DISCLAIMER: I own no individual stocks and it is unlikely I ever will.
So you are going to drive their truck but not buy their stock?
They are going for it.
 
There are two parts to this, but most likely, no I won't buy the stock. If you told me I had to buy one stock, it might be Rivian, but I think that stock picking is for me, a fool's errand. If Rivian IPOs, I will indirectly own it through index investing, described below.

It is not because I don't believe in Rivian. It is because I don't believe in my ability to pick stock/issuer winners from losers. In fact, the data suggests professional stock pickers cannot do that over time. All of my investing is for retirement, with a smaller amount for kids' educations. I also like to keep my life simple where I can, and passive index investing does that. I basically get market return year in and out, minus about 0.05 - 0.10 % (I haven't done the math because fees are a bit different for each index fund). Google Bogleheads when you have down time on a rainy day and nothing else to do.




1). I have a so-called Boglehead investing philosophy. I have decided how much I want to try to invest each year, how much should go to stock mutual funds, and how much to bond mutual funds. This means I don't end up buying any stock, just mutual funds that take my money and buy stocks (you could do ETFs) that replicate the entire market.

As to stocks, I made two decisions: one all U.S. index fund, and one all-world (ex US) index fund. The funds try to replicate, more or less, total equity growth of public companies. It gets a little more complicated because I have been in the working world for almost 20 years, and issues like IRAs, 401ks, alphabet soup bla bla come into play, but it is fairly simple. I just make a few choices in life, work, save when I can, and invest to my targets if I can.

Even with an asset allocation, I spend about 30 minutes to two hours per a year thinking about investments. Most of that is gathering accounts and balances and seeing how far the percentages (domestic vs international vs bonds) are off my target. Then I set my investing in the future to help offset that, or makes sells and buys in accounts that do not have tax consequences (e.g. selling stock in a 401k and then buying a bond in the 401k if my bonds are too low vs the others). You can find neat rebalancing sheets on line, including I think at the bogleheads wiki page.

2) Even if I wanted to, I actually have some restrictions on trading for work that would exclude Rivian. I started working at a great place a few years ago with this restriction, but it does not impact my investments because they are all mutual funds. I do have ability to request an exception, but it doesn't really jive with my philosphy.

I admit my admiration for Rivian could lead me to seek an exception for some small amount that I would personally view as a 'fun' pick, but it really goes against my personal investment philosophy.
 
My understanding is that the market and a lot of funds, because of their diversity, are dependent on fossil fueled industries. I’d like to learn more about developing an “eco-friendly” investment portfolio. Until then I’ll keep my money under my mattress and invest in things that I can touch and feel.
 
My understanding is that the market and a lot of funds, because of their diversity, are dependent on fossil fueled industries.

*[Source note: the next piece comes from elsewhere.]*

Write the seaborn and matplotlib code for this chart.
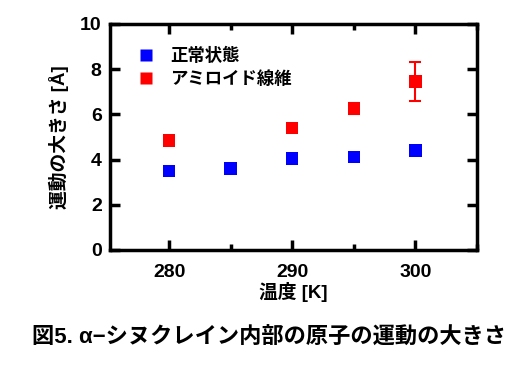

I’d like to learn more about developing an “eco-friendly” investment portfolio. Until then I’ll keep my money under my mattress and invest in things that I can touch and feel.
Unfortunately by definition market/index funds are dependent on fossil fuels - they just buy the whole pie, and the pie right now is fossil fuel driven. They follow the economy, they don't lead.

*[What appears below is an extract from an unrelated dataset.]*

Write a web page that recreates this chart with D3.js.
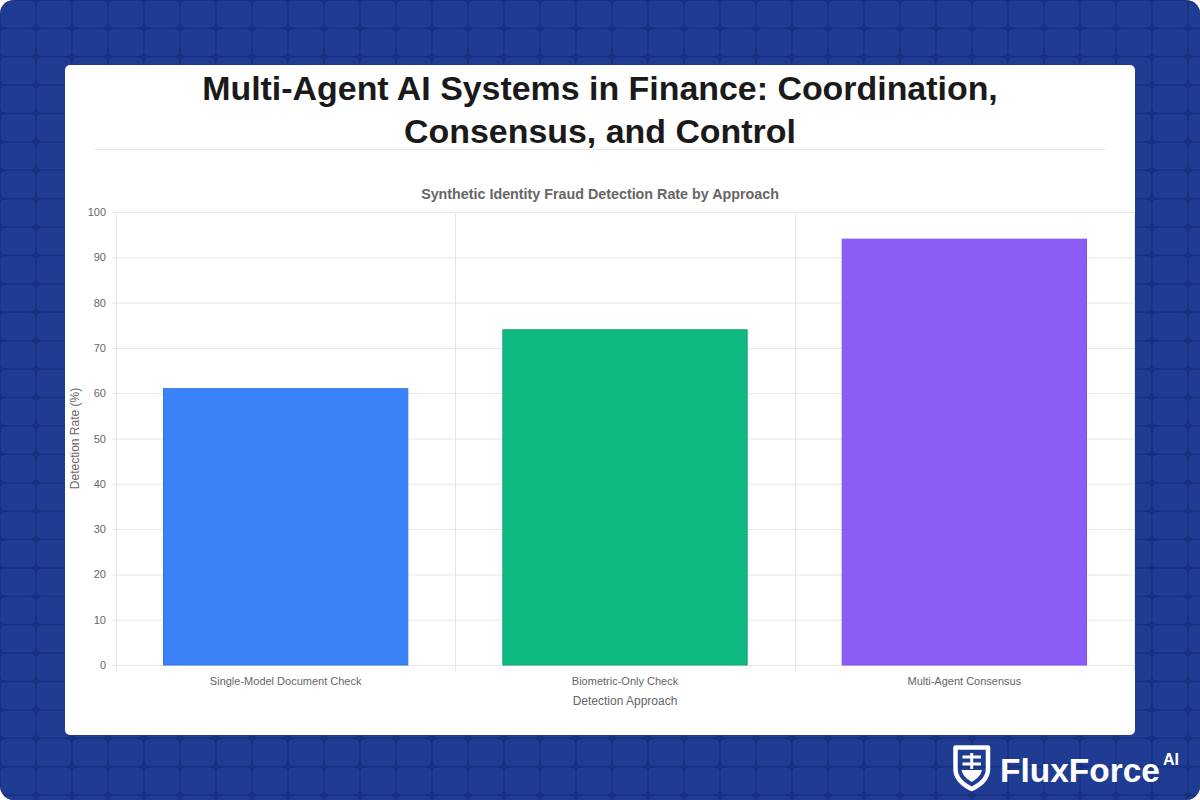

Eco funds are a tricky issue to me and one I am pretty uninformed on. My basic concern would be reading the fund documents close enough to understand if they are truly green. A lot of fund managers want to jump on the green investing bandwagon, but you have to be sure the manager is actually being green. For example, would a random Chrysler or Volkswagen bond in a manager's portfolio be green? VW is now committing to green, but they were the masters of the whole diesel gate scandal. It gets dicey.

The good news is that I think in the next few years, the SEC, the regulatory market watchdog, will focus on so-called green-washing, which in the long term should help investors like you that want to put your investment money behind your beliefs. Basically, they will help punish bad actors, so the good ones will thrive.
 
The good news is that I think in the next few years, the SEC, the regulatory market watchdog, will focus on so-called green-washing, which in the long term should help investors like you that want to put your investment money behind your beliefs. Basically, they will help punish bad actors, so the good ones will thrive.
DomB, If ya’ve been keeping score, how’d the SEC do with the subprime loans/ credit default swaps debacle?
 
Would hate to have an EV in Texas right now
Where would you be going since most roads are closed? You can’t get gas. I’d love to have one. You can warm yourself without risk of carbon monoxide poisoning. You can use it as a power source for your household. You can charge with a battery wall or simple solar setup. And if fossil fuels are the answer why is the biggest producer outside of Alaska totally F’d?